An old, charred piece of long-forgotten flatbread has captured the interest of archaeologists, anthropologists, and historians around the world. Found in a stone fireplace in Jordan’s Black Desert, this proto-pita dates back 14,400 years, making it the oldest known example of bread, Reuters reports.

To put the significance of this discovery in context: the flatbread predates the advent of agriculture by 4000 years, leading researchers to theorize that the laborious process of making the bread from wild cereals may have inspired early hunter-gatherers to cultivate grain and save themselves a whole lot of trouble.

“We now have to assess whether there was a relationship between bread production and the origins of agriculture,” Amaia Arranz-Otaegui, a researcher with the University of Copenhagen, told Reuters. “It is possible that bread may have provided an incentive for people to take up plant cultivation and farming, if it became a desirable or much-sought-after food.”

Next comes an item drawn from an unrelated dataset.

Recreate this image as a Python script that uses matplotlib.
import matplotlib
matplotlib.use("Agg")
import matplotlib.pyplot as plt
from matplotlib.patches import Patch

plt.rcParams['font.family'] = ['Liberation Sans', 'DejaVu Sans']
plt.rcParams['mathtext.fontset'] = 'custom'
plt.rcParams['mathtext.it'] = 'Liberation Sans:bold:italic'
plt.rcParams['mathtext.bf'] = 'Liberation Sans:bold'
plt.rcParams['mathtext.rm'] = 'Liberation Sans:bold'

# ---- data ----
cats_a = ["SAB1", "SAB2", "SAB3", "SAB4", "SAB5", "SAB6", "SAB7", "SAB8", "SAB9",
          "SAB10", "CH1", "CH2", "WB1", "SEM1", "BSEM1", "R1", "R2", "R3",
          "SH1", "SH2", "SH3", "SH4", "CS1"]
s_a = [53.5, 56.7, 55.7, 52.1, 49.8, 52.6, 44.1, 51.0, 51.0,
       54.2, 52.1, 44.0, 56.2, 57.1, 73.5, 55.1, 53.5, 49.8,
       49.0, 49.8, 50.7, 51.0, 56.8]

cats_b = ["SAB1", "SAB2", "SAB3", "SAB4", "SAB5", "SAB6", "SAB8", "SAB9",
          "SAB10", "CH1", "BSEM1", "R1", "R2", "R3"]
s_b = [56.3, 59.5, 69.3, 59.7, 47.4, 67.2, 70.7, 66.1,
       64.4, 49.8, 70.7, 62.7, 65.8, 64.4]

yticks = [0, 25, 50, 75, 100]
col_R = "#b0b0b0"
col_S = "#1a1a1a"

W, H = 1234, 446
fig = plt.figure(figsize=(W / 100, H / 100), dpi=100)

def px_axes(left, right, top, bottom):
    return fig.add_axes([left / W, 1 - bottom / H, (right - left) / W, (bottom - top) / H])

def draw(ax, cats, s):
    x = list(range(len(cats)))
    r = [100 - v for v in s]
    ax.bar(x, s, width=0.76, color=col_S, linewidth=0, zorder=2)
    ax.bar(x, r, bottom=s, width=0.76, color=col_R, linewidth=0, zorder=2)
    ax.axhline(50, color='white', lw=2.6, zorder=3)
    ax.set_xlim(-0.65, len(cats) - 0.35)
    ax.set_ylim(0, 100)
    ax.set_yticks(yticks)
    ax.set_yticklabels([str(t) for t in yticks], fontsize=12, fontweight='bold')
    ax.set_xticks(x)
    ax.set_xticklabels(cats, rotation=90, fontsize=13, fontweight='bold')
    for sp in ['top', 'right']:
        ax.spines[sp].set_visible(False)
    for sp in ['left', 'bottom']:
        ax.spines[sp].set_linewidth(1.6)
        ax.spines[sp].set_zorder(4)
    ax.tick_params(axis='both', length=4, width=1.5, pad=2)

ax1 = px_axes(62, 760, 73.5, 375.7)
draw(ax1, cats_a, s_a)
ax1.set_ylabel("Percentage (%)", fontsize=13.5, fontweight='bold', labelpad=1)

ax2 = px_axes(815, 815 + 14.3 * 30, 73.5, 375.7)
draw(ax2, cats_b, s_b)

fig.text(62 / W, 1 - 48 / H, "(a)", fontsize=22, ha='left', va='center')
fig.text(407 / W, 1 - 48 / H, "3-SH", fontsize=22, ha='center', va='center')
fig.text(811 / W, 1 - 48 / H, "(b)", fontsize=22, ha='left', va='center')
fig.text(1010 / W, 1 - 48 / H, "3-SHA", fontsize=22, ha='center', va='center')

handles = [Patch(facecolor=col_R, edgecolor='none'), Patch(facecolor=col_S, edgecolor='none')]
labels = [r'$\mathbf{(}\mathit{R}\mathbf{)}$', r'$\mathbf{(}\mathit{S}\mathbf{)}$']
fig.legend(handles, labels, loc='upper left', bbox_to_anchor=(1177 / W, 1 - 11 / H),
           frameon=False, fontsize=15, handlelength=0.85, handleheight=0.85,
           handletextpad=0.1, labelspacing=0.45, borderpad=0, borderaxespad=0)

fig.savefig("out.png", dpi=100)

A report on these findings—written by researchers from the University of Copenhagen, University College London, and University of Cambridge—was published in the journal Proceedings of the National Academy of Sciences.

It was once thought that bread was an invention of early farming civilizations. A 9100-year-old piece of bread from Turkey was previously regarded as the oldest of its kind. However, the Jordanian flatbread was made by a group of hunter-gatherers called the Natufians, who lived during a transitional period from nomadic to sedentary ways of life, at which time diets also started to change.

Similar to a pita, this unleavened bread was made from wild cereals akin to barley, einkorn, and oats. These were “ground, sieved, and kneaded prior to cooking,” according to a statement from the University of Copenhagen. The ancient recipe also called for tubers from an aquatic plant, which Arranz-Otaegui described as tasting “gritty and salty."